She is maneuvering her scooter wheelchair up the ramp into the Mac’s store where I am headed to buy cough drops. I call out to her that I will open the door, slip around her scooter and hold it open. She nods her head, grunts a muffled ‘thank you’ (I think) and moves away.
Inside the store, she struggles to move her scooter through the aisles to the cooler section. I watch and ask if I can help.
“I just want a Coke,” she says and I open the fridge door, grab one down and pass it to her. Again, she nods her head, mumbles and moves away.
At the checkout I step back to make room for her to get into the line. This time, she acknowledges my presence. She smiles at me, comments on the heat and how difficult it is to get around for her as she’s just got the scooter. “Cities aren’t really designed for people like me,” she says.
“It must be very challenging,” I comment and she tells me more about her difficulties.
I notice two puppies in a cloth animal carry bag at her feet and she tells me their names. “Buddy” and “Friend”. We chat about her dogs. I tell her how I like their names. “It must be nice to know you always have a buddy and a friend around,” I quip.
She laughs. “Yeah. Except, this Buddy, he can be a real little dickens. Always trying to run off. He’s so nosy. He wants to know what’s going on everywhere!”
And then it’s her turn and the sales clerk greets her and I know she comes here often because he reaches over towards the lottery machine and asks, “Quick Pick?

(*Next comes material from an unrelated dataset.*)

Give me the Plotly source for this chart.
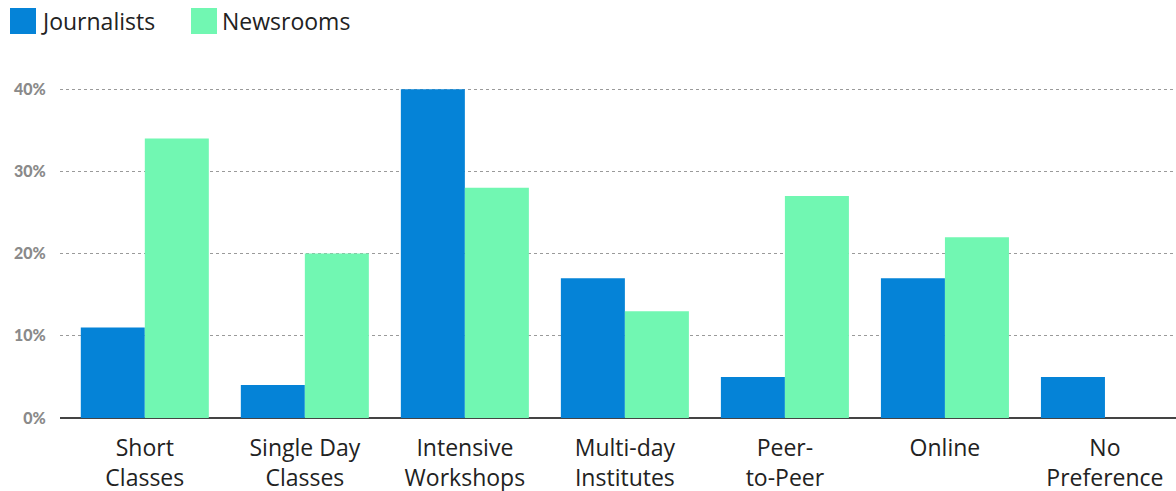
import plotly.graph_objects as go

categories = ["Short<br>Classes", "Single Day<br>Classes", "Intensive<br>Workshops",
              "Multi-day<br>Institutes", "Peer-<br>to-Peer", "Online", "No<br>Preference"]
journalists = [11, 4, 40, 17, 5, 17, 5]
newsrooms = [34, 20, 28, 13, 27, 22, None]
y_ticks = [0, 10, 20, 30, 40]
y_tick_labels = ["0%", "10%", "20%", "30%", "40%"]
series_names = ["Journalists", "Newsrooms"]

BLUE = "#0583d7"
GREEN = "#71f7b2"
FONT = "Open Sans"

W, H = 1176, 491
ML, MR, MT, MB = 60, 0, 81, 73
PW, PH = W - ML - MR, H - MT - MB

fig = go.Figure()
fig.add_trace(go.Bar(x=categories, y=journalists, name=series_names[0],
                     marker=dict(color=BLUE, line=dict(width=0)), showlegend=False))
fig.add_trace(go.Bar(x=categories, y=newsrooms, name=series_names[1],
                     marker=dict(color=GREEN, line=dict(width=0)), showlegend=False))

# custom legend (large squares + labels)
def px_x(p):
    return (p - ML) / PW

def px_y(p):
    return (H - MB - p) / PH

legend_items = [(series_names[0], BLUE, 10), (series_names[1], GREEN, 191)]
for name, color, x0 in legend_items:
    fig.add_shape(type="rect", xref="paper", yref="paper",
                  x0=px_x(x0), x1=px_x(x0 + 26), y0=px_y(34), y1=px_y(8),
                  fillcolor=color, line=dict(width=0), layer="above")
    fig.add_annotation(xref="paper", yref="paper", x=px_x(x0 + 29), y=px_y(21),
                       text=name, showarrow=False, xanchor="left", yanchor="middle",
                       font=dict(size=23, color="#222", family=FONT))

fig.update_layout(
    width=W, height=H,
    margin=dict(l=ML, r=MR, t=MT, b=MB),
    paper_bgcolor="white", plot_bgcolor="white",
    barmode="group", bargap=0.2, bargroupgap=0,
    font=dict(family=FONT, color="#222"),
    showlegend=False,
    xaxis=dict(range=[-0.53, 6.444], showgrid=False, showline=False, zeroline=False,
               automargin=False,
               tickfont=dict(size=23, color="#222", family=FONT),
               ticks="outside", ticklen=9, tickcolor="rgba(0,0,0,0)"),
    yaxis=dict(range=[0, 41], tickvals=y_ticks, ticktext=y_tick_labels,
               automargin=False,
               showgrid=True, gridcolor="#9a9a9a", griddash="dot", gridwidth=1,
               zeroline=True, zerolinecolor="#444", zerolinewidth=1.5,
               showline=False, ticks="outside", ticklen=10, tickcolor="rgba(0,0,0,0)",
               tickfont=dict(size=16, color="#8a8a8a", family="Lato Black")),
)

fig.write_html("out.html", config={"displayModeBar": False},
               post_script="document.body.style.margin='0';document.body.style.padding='0';")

She laughs. “Not this time. Just the Coke.” And I wonder if, as happens to many, the month has too many days for her assistance cheque.

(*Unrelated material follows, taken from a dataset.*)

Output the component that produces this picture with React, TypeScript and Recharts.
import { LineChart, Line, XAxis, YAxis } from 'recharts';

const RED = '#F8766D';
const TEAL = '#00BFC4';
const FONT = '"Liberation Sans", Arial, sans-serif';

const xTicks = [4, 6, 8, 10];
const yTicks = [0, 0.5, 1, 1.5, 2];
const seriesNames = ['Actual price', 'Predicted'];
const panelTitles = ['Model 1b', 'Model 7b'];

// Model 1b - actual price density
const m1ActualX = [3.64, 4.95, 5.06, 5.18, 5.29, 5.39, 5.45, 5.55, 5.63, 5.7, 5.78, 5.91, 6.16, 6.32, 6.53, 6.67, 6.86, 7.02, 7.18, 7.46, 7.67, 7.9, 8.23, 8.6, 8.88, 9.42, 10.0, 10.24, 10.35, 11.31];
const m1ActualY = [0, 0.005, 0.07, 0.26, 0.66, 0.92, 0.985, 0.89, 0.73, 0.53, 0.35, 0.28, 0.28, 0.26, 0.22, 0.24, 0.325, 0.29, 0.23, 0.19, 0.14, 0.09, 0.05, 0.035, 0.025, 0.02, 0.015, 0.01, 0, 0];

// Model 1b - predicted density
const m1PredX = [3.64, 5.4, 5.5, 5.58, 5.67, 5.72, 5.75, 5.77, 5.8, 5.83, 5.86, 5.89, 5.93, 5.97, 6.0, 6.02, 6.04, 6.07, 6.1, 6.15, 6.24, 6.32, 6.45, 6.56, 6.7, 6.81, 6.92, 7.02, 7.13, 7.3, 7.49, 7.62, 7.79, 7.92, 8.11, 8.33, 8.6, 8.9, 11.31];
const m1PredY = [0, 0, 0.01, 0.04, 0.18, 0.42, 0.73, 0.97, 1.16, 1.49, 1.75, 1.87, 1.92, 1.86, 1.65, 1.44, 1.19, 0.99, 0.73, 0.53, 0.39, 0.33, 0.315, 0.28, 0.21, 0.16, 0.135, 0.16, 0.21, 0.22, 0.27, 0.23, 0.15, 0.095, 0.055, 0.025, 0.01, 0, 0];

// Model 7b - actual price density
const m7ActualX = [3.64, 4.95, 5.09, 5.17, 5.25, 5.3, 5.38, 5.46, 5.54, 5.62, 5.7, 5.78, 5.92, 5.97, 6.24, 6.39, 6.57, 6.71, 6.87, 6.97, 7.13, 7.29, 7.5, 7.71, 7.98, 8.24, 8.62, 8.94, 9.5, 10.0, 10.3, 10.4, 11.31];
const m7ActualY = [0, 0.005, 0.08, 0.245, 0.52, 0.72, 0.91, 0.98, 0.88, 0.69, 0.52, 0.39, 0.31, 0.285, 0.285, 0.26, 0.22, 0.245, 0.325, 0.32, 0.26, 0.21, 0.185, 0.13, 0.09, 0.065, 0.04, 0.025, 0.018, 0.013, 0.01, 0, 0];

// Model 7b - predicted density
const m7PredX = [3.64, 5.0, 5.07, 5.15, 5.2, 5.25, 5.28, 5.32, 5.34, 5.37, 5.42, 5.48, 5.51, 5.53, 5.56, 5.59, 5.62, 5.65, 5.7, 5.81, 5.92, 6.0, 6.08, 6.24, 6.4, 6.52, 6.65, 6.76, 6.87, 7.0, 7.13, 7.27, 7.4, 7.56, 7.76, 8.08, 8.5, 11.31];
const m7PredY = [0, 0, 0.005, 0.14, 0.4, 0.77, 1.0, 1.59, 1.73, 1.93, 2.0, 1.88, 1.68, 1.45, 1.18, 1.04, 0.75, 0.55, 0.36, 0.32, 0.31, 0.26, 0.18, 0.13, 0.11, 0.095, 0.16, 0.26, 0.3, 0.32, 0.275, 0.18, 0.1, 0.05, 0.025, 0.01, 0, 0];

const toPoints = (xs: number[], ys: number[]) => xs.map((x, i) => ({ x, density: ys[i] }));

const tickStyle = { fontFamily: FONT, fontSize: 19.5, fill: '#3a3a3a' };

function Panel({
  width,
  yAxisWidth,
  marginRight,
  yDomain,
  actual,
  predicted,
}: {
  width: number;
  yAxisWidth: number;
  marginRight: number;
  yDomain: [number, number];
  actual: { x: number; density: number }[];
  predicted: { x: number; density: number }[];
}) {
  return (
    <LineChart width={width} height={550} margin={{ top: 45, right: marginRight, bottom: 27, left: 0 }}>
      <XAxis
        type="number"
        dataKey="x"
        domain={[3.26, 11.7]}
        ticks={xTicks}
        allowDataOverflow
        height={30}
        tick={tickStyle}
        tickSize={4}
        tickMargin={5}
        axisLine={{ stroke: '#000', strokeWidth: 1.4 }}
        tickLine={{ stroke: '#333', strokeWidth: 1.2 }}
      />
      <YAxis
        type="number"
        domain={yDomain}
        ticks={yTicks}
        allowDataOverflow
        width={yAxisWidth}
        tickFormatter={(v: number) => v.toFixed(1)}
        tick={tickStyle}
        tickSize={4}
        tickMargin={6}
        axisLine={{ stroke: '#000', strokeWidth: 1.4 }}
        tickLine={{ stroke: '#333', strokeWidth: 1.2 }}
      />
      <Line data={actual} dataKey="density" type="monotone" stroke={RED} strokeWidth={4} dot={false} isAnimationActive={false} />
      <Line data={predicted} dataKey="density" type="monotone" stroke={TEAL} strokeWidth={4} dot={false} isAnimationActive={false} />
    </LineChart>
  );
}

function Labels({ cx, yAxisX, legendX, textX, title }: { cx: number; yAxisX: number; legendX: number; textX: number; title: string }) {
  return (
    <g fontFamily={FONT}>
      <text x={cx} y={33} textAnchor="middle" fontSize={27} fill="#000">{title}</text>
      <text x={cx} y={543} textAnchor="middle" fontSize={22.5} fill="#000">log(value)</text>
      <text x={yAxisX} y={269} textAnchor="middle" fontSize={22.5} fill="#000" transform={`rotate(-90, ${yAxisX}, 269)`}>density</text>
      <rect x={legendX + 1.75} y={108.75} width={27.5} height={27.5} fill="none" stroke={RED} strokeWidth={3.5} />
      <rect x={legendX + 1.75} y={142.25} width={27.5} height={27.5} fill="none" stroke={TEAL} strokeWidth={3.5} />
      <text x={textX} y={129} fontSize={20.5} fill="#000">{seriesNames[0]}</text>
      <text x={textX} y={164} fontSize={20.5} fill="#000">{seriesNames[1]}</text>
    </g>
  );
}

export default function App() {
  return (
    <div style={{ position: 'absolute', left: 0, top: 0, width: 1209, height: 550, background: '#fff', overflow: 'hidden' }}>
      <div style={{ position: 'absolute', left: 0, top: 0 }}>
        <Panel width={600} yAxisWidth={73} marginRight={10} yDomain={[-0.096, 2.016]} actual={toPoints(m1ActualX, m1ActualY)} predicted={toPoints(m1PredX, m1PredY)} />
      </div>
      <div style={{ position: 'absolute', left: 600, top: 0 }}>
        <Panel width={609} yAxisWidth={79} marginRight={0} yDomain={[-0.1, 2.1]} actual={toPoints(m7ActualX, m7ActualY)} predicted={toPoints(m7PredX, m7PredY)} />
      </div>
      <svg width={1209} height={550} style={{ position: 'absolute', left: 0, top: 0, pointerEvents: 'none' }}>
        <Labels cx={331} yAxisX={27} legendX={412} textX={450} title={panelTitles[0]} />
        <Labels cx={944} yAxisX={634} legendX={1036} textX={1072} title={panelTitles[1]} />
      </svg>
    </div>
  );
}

She holds the coke out towards the clerk but the counter is too far up for her to reach from a sitting position. She’s told me she can walk, but it’s uncomfortable in the heat and I offer to pass the Coke to the clerk and she is grateful. She hands me the bottle and her Toonie (a $2 coin) and I pass both to the clerk. He scans the coke, counts out her change. I pass both back to the woman.
“I’m the intermediary!” I say.
And we all three share a moment connected through laughter.

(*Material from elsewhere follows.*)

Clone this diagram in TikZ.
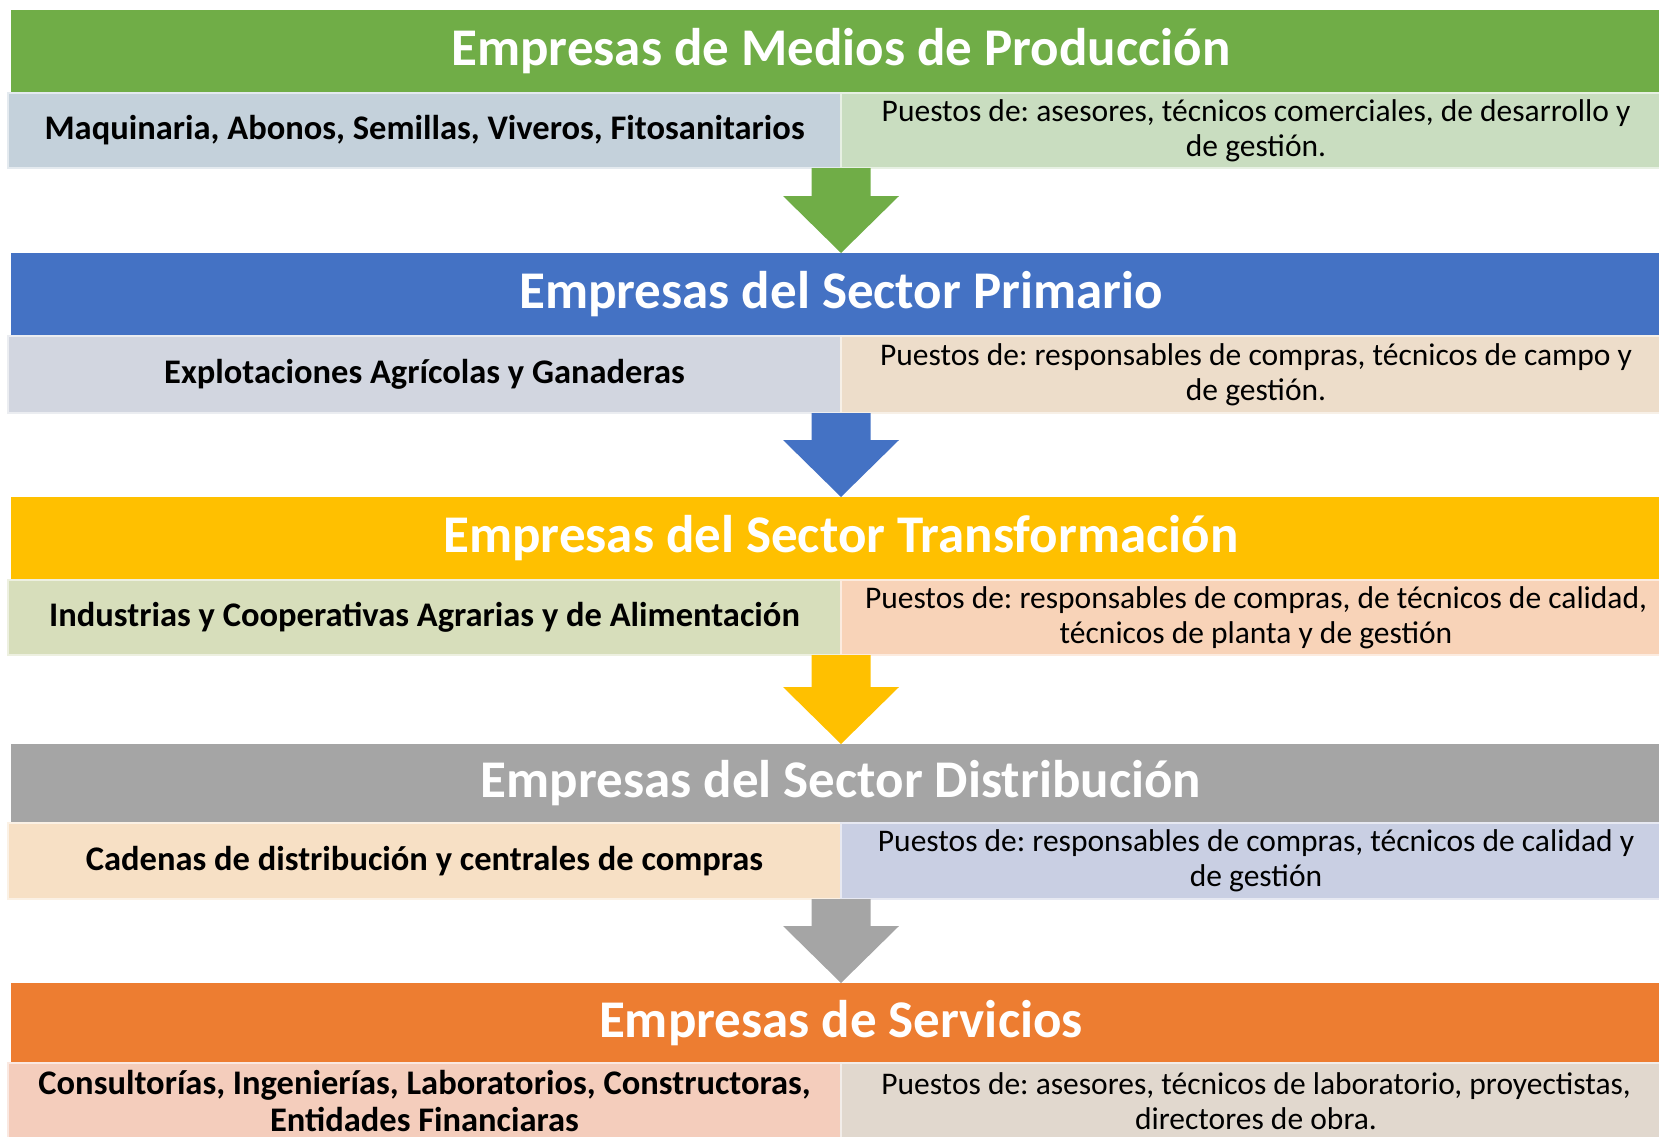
\documentclass[tikz,border=0pt]{standalone}
\usepackage{fontspec}
\setmainfont{Carlito}
\frenchspacing
\usetikzlibrary{calc}

\definecolor{verdeO}{HTML}{70AD47}
\definecolor{azulO}{HTML}{4472C4}
\definecolor{amarilloO}{HTML}{FFC000}
\definecolor{grisO}{HTML}{A5A5A5}
\definecolor{naranjaO}{HTML}{ED7D31}
\definecolor{izqA}{HTML}{C4D1DB}
\definecolor{izqB}{HTML}{D2D6E0}
\definecolor{izqC}{HTML}{D7DEBB}
\definecolor{izqD}{HTML}{F7E0C5}
\definecolor{izqE}{HTML}{F4CDBC}
\definecolor{derA}{HTML}{C9DDC0}
\definecolor{derB}{HTML}{EDDDCA}
\definecolor{derC}{HTML}{F8D3B8}
\definecolor{derD}{HTML}{C9CFE3}
\definecolor{derE}{HTML}{E1D8CE}

\begin{document}
\begin{tikzpicture}[
  x=1pt, y=-1pt,
  titulo/.style={anchor=north west, minimum width=1660pt, inner sep=0pt, outer sep=0pt, fill=#1, text=white, font=\fontsize{53}{60}\selectfont\bfseries},
  celdaizq/.style={anchor=north west, minimum width=833pt, minimum height=76pt, inner sep=0pt, outer sep=0pt, fill=#1, draw=#1!45!white, line width=2pt, align=center, font=\fontsize{34.5}{37}\selectfont\bfseries},
  celdader/.style={anchor=north west, minimum width=830pt, minimum height=76pt, inner sep=0pt, outer sep=0pt, fill=#1, draw=#1!45!white, line width=2pt, align=center, font=\fontsize{31.5}{35}\selectfont},
]
  \useasboundingbox (0,0) rectangle (1659,1137);
  \clip (0,0) rectangle (1659,1137);

  % bloque 1
  \node[titulo=verdeO, minimum height=83pt] (tit1) at (11,10) {Empresas de Medios de Producción};
  \node[celdaizq=izqA, minimum height=75pt] (izq1) at ($(tit1.south west)+(-3,0)$) {Maquinaria, Abonos, Semillas, Viveros, Fitosanitarios};
  \node[celdader=derA, minimum height=75pt] (der1) at (izq1.north east) {Puestos de: asesores, técnicos comerciales, de desarrollo y\\de gestión.};

  % bloque 2
  \node[titulo=azulO, minimum height=83pt] (tit2) at (11,253) {Empresas del Sector Primario};
  \node[celdaizq=izqB, minimum height=77pt] (izq2) at ($(tit2.south west)+(-3,0)$) {Explotaciones Agrícolas y Ganaderas};
  \node[celdader=derB, minimum height=77pt] (der2) at (izq2.north east) {Puestos de: responsables de compras, técnicos de campo y\\de gestión.};

  % bloque 3
  \node[titulo=amarilloO, minimum height=83pt] (tit3) at (11,497) {Empresas del Sector Transformación};
  \node[celdaizq=izqC, minimum height=75pt] (izq3) at ($(tit3.south west)+(-3,0)$) {Industrias y Cooperativas Agrarias y de Alimentación};
  \node[celdader=derC, minimum height=75pt] (der3) at (izq3.north east) {Puestos de: responsables de compras, de técnicos de calidad,\\técnicos de planta y de gestión};

  % bloque 4
  \node[titulo=grisO, minimum height=79pt] (tit4) at (11,744) {Empresas del Sector Distribución};
  \node[celdaizq=izqD] (izq4) at ($(tit4.south west)+(-3,0)$) {Cadenas de distribución y centrales de compras};
  \node[celdader=derD] (der4) at (izq4.north east) {Puestos de: responsables de compras, técnicos de calidad y\\de gestión};

  % bloque 5
  \node[titulo=naranjaO, minimum height=80pt] (tit5) at (11,983) {Empresas de Servicios};
  \node[celdaizq=izqE] (izq5) at ($(tit5.south west)+(-3,0)$) {Consultorías, Ingenierías, Laboratorios, Constructoras,\\Entidades Financiaras};
  \node[celdader=derE] (der5) at (izq5.north east) {Puestos de: asesores, técnicos de laboratorio, proyectistas,\\directores de obra.};

  % flechas
  \foreach \de/\a/\col in {izq1/tit2/verdeO, izq2/tit3/azulO, izq3/tit4/amarilloO, izq4/tit5/grisO}
    \fill[\col] let \p1=(\de.south east), \p2=(\a.north) in
      (\x1-29.5pt,\y1) -- (\x1+29.5pt,\y1) -- (\x1+29.5pt,\y2+57pt) -- (\x1+58pt,\y2+57pt)
      -- (\x1,\y2) -- (\x1-58pt,\y2+57pt) -- (\x1-29.5pt,\y2+57pt) -- cycle;
\end{tikzpicture}
\end{document}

I pay for my cough drops. The clerk says, “Thanks for all your help.”
The woman is moving towards the exit door and a man in line races over to open it for her. He smiles, she smiles, and I smile as I walk out behind her through the open door the man is holding open for me too.
“Thank you,” I smile.
“Have a great day,” he says. “Oh, and thank you for being so happy this morning too. You brightened my day.”
“You brightened my day too.” I tell him. “I love open doors!”
And we part to go our separate ways and I know the day has been made different because of those small connections made through our human connection on a hot sunny morning in July.